On the heels of the post-punk revival, some new industrial bands like Youth Code slipped in behind this wave; are you seeing this scene grow on tour or are you still mainly getting metal heads?
Bands like Youth Code are few and far between – they are kind of dancey but heavy. They can make it work live, there is a reason they are on tour with Skinny Puppy. If I go into a club and see two guys in leather and one has a lap top and the other microphone, I leave fast. They created the fashion first and the the music second, but I would almost rather play with them than the stoner psyche band which is rude to you right when they show up with patches, sunglasses and long hair – the same can be said for them, I really have a beef with fashion and music.
Although Ogre dresses up on stage, it’s the music that has always come first.
Skinny Puppy and Nine Inch Nails, you can’t bring them into the conversation – they go back to the 90s.
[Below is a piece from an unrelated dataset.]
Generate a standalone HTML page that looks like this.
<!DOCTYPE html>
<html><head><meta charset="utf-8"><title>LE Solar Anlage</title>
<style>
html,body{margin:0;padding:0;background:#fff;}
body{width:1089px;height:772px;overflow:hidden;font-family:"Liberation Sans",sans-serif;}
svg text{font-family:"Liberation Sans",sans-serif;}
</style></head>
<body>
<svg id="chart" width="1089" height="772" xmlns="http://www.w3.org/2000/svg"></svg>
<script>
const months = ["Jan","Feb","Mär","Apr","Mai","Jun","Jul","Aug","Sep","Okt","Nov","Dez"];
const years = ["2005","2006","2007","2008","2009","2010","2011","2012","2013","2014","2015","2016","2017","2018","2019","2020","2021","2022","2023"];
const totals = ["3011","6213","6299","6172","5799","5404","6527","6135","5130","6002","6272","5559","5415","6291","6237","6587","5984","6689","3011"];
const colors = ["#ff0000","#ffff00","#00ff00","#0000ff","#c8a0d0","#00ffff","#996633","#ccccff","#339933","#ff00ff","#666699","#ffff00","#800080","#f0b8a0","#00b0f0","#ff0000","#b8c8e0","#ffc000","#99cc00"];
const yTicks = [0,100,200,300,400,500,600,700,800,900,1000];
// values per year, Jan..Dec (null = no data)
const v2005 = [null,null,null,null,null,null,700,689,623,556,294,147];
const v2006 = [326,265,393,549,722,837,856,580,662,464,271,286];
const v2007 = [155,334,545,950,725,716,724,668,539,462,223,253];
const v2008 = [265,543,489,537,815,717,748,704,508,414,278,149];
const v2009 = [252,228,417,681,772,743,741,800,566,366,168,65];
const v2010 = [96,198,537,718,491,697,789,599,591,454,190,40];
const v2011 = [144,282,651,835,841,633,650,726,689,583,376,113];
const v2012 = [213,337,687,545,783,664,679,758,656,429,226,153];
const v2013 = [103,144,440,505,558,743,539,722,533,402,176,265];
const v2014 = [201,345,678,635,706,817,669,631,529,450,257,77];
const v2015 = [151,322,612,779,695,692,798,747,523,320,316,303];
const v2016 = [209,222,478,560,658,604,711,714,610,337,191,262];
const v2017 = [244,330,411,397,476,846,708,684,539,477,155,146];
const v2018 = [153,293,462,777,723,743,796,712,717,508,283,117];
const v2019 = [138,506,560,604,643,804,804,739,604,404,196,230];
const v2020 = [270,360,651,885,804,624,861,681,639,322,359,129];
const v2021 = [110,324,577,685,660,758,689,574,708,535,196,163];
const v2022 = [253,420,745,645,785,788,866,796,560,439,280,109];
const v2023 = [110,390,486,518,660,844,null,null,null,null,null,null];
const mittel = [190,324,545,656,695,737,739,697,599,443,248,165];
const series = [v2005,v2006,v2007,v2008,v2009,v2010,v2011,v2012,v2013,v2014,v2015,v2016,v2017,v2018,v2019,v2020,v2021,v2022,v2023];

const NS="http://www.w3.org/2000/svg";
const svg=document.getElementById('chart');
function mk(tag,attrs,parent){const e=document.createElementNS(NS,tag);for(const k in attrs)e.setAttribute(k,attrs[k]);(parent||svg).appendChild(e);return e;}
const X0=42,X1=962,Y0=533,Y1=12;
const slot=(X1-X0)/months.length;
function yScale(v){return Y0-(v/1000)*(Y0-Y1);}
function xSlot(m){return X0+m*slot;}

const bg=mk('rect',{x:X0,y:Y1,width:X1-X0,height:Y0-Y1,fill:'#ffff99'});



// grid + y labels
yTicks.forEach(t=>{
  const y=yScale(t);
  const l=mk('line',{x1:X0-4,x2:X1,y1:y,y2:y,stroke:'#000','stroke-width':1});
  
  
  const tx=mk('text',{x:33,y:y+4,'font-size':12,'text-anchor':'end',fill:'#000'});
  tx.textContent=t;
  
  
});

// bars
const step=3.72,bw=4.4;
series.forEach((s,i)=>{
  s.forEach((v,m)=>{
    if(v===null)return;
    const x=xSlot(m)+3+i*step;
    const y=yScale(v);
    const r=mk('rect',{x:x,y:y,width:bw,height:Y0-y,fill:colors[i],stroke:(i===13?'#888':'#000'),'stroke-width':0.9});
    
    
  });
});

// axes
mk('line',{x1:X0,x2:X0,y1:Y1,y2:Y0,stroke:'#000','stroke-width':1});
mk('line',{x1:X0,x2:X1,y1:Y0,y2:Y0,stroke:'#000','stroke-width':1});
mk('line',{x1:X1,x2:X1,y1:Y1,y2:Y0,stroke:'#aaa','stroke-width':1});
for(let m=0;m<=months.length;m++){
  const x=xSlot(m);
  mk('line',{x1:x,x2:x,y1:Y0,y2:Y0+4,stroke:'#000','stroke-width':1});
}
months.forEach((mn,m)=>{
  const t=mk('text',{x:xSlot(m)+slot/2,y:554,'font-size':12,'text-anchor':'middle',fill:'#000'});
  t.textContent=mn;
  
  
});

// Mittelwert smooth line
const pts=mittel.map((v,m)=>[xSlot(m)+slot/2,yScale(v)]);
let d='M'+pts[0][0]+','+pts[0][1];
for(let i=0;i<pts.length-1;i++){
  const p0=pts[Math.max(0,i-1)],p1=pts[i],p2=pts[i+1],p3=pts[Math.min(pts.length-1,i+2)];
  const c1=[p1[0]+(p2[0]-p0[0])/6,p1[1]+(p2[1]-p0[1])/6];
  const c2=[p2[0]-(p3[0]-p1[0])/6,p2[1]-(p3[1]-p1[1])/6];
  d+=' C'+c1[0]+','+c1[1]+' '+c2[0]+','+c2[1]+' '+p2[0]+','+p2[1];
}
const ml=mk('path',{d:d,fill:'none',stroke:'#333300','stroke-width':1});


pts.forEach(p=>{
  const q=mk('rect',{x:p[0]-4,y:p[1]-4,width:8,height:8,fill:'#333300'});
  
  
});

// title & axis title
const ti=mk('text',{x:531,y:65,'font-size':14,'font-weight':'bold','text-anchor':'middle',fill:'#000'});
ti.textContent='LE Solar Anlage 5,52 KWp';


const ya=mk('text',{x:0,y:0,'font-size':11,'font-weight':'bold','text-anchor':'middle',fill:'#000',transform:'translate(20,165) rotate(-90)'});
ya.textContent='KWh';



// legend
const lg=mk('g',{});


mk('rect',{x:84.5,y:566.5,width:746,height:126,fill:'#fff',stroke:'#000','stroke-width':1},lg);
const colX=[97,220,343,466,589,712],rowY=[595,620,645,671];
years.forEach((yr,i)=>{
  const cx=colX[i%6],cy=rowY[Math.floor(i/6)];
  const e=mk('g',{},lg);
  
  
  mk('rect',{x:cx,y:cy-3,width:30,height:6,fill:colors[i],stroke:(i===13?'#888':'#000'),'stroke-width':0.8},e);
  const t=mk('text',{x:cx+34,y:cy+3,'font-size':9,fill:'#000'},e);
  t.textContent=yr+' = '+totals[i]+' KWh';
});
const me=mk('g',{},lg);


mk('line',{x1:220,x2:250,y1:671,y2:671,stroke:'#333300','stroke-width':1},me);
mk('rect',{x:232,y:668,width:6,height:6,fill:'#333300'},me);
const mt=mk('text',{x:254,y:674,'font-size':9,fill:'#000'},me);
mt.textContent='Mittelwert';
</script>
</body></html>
I would love to get an ear to 20 to 25, even if they are doing something new and different, those are the guys I want to play with.
So in preparation for the tour, what are you doing differently when you hit the road this time?
I have been building up to this since last October. Did the Horror Core festival and playing other festivals, and I’m playing the whole new album except for two songs, then maybe “Terror Bird” – they won’t let me leave without playing that. I don’t play big clubs when I am touring on my own, and the p/a systems can be limited; we need to bass to be visceral so if it’s one sub and a couple of horns and scoops, that’s a problem. Not only am I bringing the cabinets, but we are packing up our sound system and bringing it with us. Fifteen channel sub set, sound guy who handles all of that – which really makes a difference – then I have these masks that are mic’d to get different feedback and effects. I’m pretty pumped, I’m having to do push ups and surf to get myself into shape for it. I also have a guy handling visuals, who projects things onto me and the equipment.
So what new music should we keep our ears open for?
First off, the band we are touring with, Muscle and Marrow – its a female guitarist and a drummer, they have somewhat of a Chelsea Wolfe feel, but doomy and without the blues element; their singer, Kira, is coming over this week to rehearse because she is going on stage with me to sing some of the harmony parts, so it will be nice to not be by myself on stage. Also, Mount Eerie out of Washington, who is very ambient; and Modern Love from Andy Stott, which has more of a Portishead trip hop dub feel.